Collected data —
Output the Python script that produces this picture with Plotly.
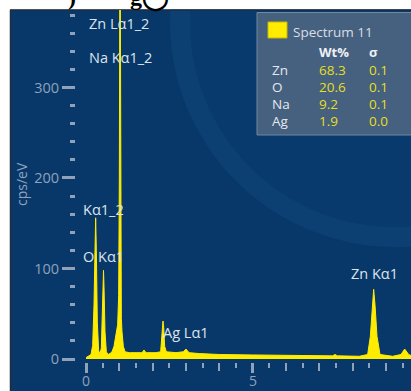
import plotly.graph_objects as go

# ---------------- data ----------------
energy_kev = [0.00, 0.08, 0.15, 0.20, 0.24, 0.27, 0.29, 0.31, 0.34, 0.38,
              0.42, 0.46, 0.49, 0.515, 0.525, 0.54, 0.57, 0.61, 0.66, 0.72,
              0.78, 0.84, 0.88, 0.92, 0.95, 0.98, 1.00, 1.02, 1.04, 1.06,
              1.08, 1.12, 1.17, 1.30, 1.50, 1.66, 1.71, 1.74, 1.77, 1.82,
              2.10, 2.24, 2.28, 2.31, 2.33, 2.36, 2.41, 2.70, 2.92, 2.97,
              3.00, 3.04, 3.10, 3.40, 4.00, 5.00, 6.00, 7.00, 7.40, 7.47,
              7.54, 8.20, 8.45, 8.53, 8.59, 8.63, 8.67, 8.73, 8.82, 9.20,
              9.45, 9.52, 9.56, 9.60, 9.68, 9.80, 10.00]
counts_cps = [1.5, 3, 5, 15, 60, 120, 156, 120, 40, 9,
              6, 12, 50, 90, 98, 80, 30, 8, 5, 6,
              8, 14, 22, 31, 38, 70, 200, 520, 200, 45,
              30, 14, 8, 7, 7, 7, 8, 10, 8, 7,
              7, 8, 28, 42, 35, 14, 8, 7, 8, 10,
              11, 9, 7, 6, 5, 4.5, 4, 3.5, 3.5, 5,
              3.5, 3, 5, 25, 60, 77, 60, 25, 5, 3,
              5, 9, 11, 9, 5, 3, 3]

peak_labels = ["Zn Lα1_2", "Na Kα1_2", "Kα1_2", "O Kα1", "Ag Lα1", "Zn Kα1"]
peak_label_x = [0.02, 0.02, -0.16, -0.16, 2.24, 7.88]
peak_label_y = [371, 333, 165, 113, 29, 94]

elements = ["Zn", "O", "Na", "Ag"]
wt_pct = ["68.3", "20.6", "9.2", "1.9"]
sigma = ["0.1", "0.1", "0.1", "0.0"]
spectrum_name = "Spectrum 11"

y_tick_vals = [0, 100, 200, 300]
x_label_vals = [0, 5]
x_int_ticks = list(range(0, 10))

# ---------------- layout helpers (pixel -> paper) ----------------
W, H = 411, 391
ML, MR, MT, MB = 76, 0, 10, 29
PW, PH = W - ML - MR, H - MT - MB


def px(x):
    return (x - ML) / PW


def py(y):
    return (H - MB - y) / PH


BASE = "#08386a"
RING = "#0c3f72"
INNER = "#093a6d"
TICK = "#8fa2ba"
LABEL = "#dde3ea"
YELLOW = "#ffec00"
FONT = "Open Sans"

fig = go.Figure()
fig.add_trace(go.Scatter(
    x=energy_kev, y=counts_cps, mode="lines", fill="tozeroy",
    line=dict(color=YELLOW, width=1), fillcolor=YELLOW,
    hoverinfo="skip", showlegend=False))
# helper trace so the second x axis (long ticks at 0 and 5) is drawn
fig.add_trace(go.Scatter(
    x=energy_kev, y=counts_cps, xaxis="x2", mode="none",
    hoverinfo="skip", showlegend=False))

shapes = []
# panel background
shapes.append(dict(type="rect", xref="paper", yref="paper", layer="below",
                   x0=px(10), x1=px(430), y0=py(400), y1=py(9.5),
                   fillcolor=BASE, line=dict(width=0)))
# soft ring in the background
cx, cy, r_out, r_in = 395, 22, 225, 205
shapes.append(dict(type="circle", xref="paper", yref="paper", layer="below",
                   x0=px(cx - r_out), x1=px(cx + r_out),
                   y0=py(cy + r_out), y1=py(cy - r_out),
                   fillcolor=RING, line=dict(width=0)))
shapes.append(dict(type="circle", xref="paper", yref="paper", layer="below",
                   x0=px(cx - r_in), x1=px(cx + r_in),
                   y0=py(cy + r_in), y1=py(cy - r_in),
                   fillcolor=INNER, line=dict(width=0)))
# white page strips (top / left)
shapes.append(dict(type="rect", xref="paper", yref="paper", layer="below",
                   x0=px(-20), x1=px(430), y0=py(9.5), y1=py(-300),
                   fillcolor="white", line=dict(width=0)))
shapes.append(dict(type="rect", xref="paper", yref="paper", layer="below",
                   x0=px(-20), x1=px(10), y0=py(400), y1=py(9.5),
                   fillcolor="white", line=dict(width=0)))
# panel border
shapes.append(dict(type="line", xref="paper", yref="paper", layer="below",
                   x0=px(10), x1=px(430), y0=py(10), y1=py(10),
                   line=dict(color="#1e2c3c", width=1.5)))
shapes.append(dict(type="line", xref="paper", yref="paper", layer="below",
                   x0=px(10.5), x1=px(10.5), y0=py(400), y1=py(10),
                   line=dict(color="#1e2c3c", width=1.5)))
# results box
shapes.append(dict(type="rect", xref="paper", yref="paper", layer="below",
                   x0=px(257), x1=px(430), y0=py(135), y1=py(12.5),
                   fillcolor="#46617f", line=dict(color="#6f88a3", width=1)))
shapes.append(dict(type="rect", xref="paper", yref="paper", layer="below",
                   x0=px(268), x1=px(287), y0=py(38), y1=py(22),
                   fillcolor=YELLOW, line=dict(color="#c9b800", width=1)))

ann = []
for t, x, y in zip(peak_labels, peak_label_x, peak_label_y):
    ann.append(dict(text=t, x=x, y=y, xref="x", yref="y", xanchor="left",
                    yanchor="middle", showarrow=False,
                    font=dict(family=FONT, size=14.5, color=LABEL)))
# x tick labels (kept inside the picture's bottom edge)
for v in x_label_vals:
    ann.append(dict(text=str(v), x=v, y=py(391), xref="x", yref="paper",
                    xanchor="center", yanchor="bottom", showarrow=False,
                    borderpad=0,
                    font=dict(family=FONT, size=14, color=TICK)))
# axis title
ann.append(dict(text="cps/eV", x=px(22), y=py(184), xref="paper", yref="paper",
                textangle=-90, showarrow=False, xanchor="center", yanchor="middle",
                font=dict(family=FONT, size=14, color=TICK)))
# results box text
ann.append(dict(text=spectrum_name, x=px(291), y=py(32), xref="paper", yref="paper",
                xanchor="left", yanchor="middle", showarrow=False,
                font=dict(family=FONT, size=13.5, color="#d8dee6")))
ann.append(dict(text="<b>Wt%</b>", x=px(317), y=py(52), xref="paper", yref="paper",
                xanchor="left", yanchor="middle", showarrow=False,
                font=dict(family=FONT, size=13, color="#eef1f5")))
ann.append(dict(text="<b>σ</b>", x=px(367), y=py(52), xref="paper", yref="paper",
                xanchor="left", yanchor="middle", showarrow=False,
                font=dict(family=FONT, size=13, color="#eef1f5")))
for i, (e, w, s) in enumerate(zip(elements, wt_pct, sigma)):
    yy = py(70 + i * 17)
    ann.append(dict(text=e, x=px(270), y=yy, xref="paper", yref="paper",
                    xanchor="left", yanchor="middle", showarrow=False,
                    font=dict(family=FONT, size=13.5, color="#e4e8ee")))
    ann.append(dict(text=w, x=px(317), y=yy, xref="paper", yref="paper",
                    xanchor="left", yanchor="middle", showarrow=False,
                    font=dict(family=FONT, size=13.5, color="#e6df1e")))
    ann.append(dict(text=s, x=px(367), y=yy, xref="paper", yref="paper",
                    xanchor="left", yanchor="middle", showarrow=False,
                    font=dict(family=FONT, size=13.5, color="#e6df1e")))
# cut-off caption text at the very top (only its lower edge is visible)
ann.append(dict(text="<b>)</b>", x=px(66), y=py(12), xref="paper", yref="paper",
                xanchor="left", yanchor="bottom", showarrow=False,
                font=dict(family="Liberation Serif", size=24, color="black")))
ann.append(dict(text="<b>g◯</b>", x=px(128), y=py(14), xref="paper", yref="paper",
                xanchor="left", yanchor="bottom", showarrow=False,
                font=dict(family="Liberation Serif", size=24, color="black")))

x_range = [-0.3, 9.75]
fig.update_layout(
    width=W, height=H, autosize=False,
    margin=dict(l=ML, r=MR, t=MT, b=MB, pad=0, autoexpand=False),
    paper_bgcolor="white", plot_bgcolor="rgba(0,0,0,0)",
    shapes=shapes, annotations=ann, showlegend=False,
    xaxis=dict(range=x_range, showgrid=False, zeroline=False, showline=False,
               automargin=False,
               tickmode="array", tickvals=x_int_ticks, showticklabels=False,
               ticks="outside", ticklen=8, tickwidth=2, tickcolor=TICK,
               minor=dict(dtick=0.5, tick0=0, ticks="outside", ticklen=5,
                          tickwidth=2, tickcolor=TICK, showgrid=False)),
    xaxis2=dict(range=x_range, overlaying="x", anchor="y", side="bottom",
                showgrid=False, zeroline=False, showline=False, automargin=False,
                tickmode="array", tickvals=x_label_vals, showticklabels=False,
                ticks="outside", ticklen=10, tickwidth=2.5, tickcolor=TICK),
    yaxis=dict(range=[-3.3, 385.6], showgrid=False, zeroline=False, showline=False,
               automargin=False,
               tickmode="array", tickvals=y_tick_vals,
               ticks="outside", ticklen=13, tickwidth=2.5, tickcolor=TICK,
               ticklabelstandoff=0,
               tickfont=dict(family=FONT, size=14.5, color=TICK),
               minor=dict(dtick=20, tick0=0, ticks="outside", ticklen=5,
                          tickwidth=2.5, tickcolor=TICK, showgrid=False)),
)

fig.write_html("out.html")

Given instruction —
From the first line of the material down to the line containing "import plotly.graph_objects as go", inclusive, return each line exactly, skipping any picture.

Answer to the task —
Output the Python script that produces this picture with Plotly.
import plotly.graph_objects as go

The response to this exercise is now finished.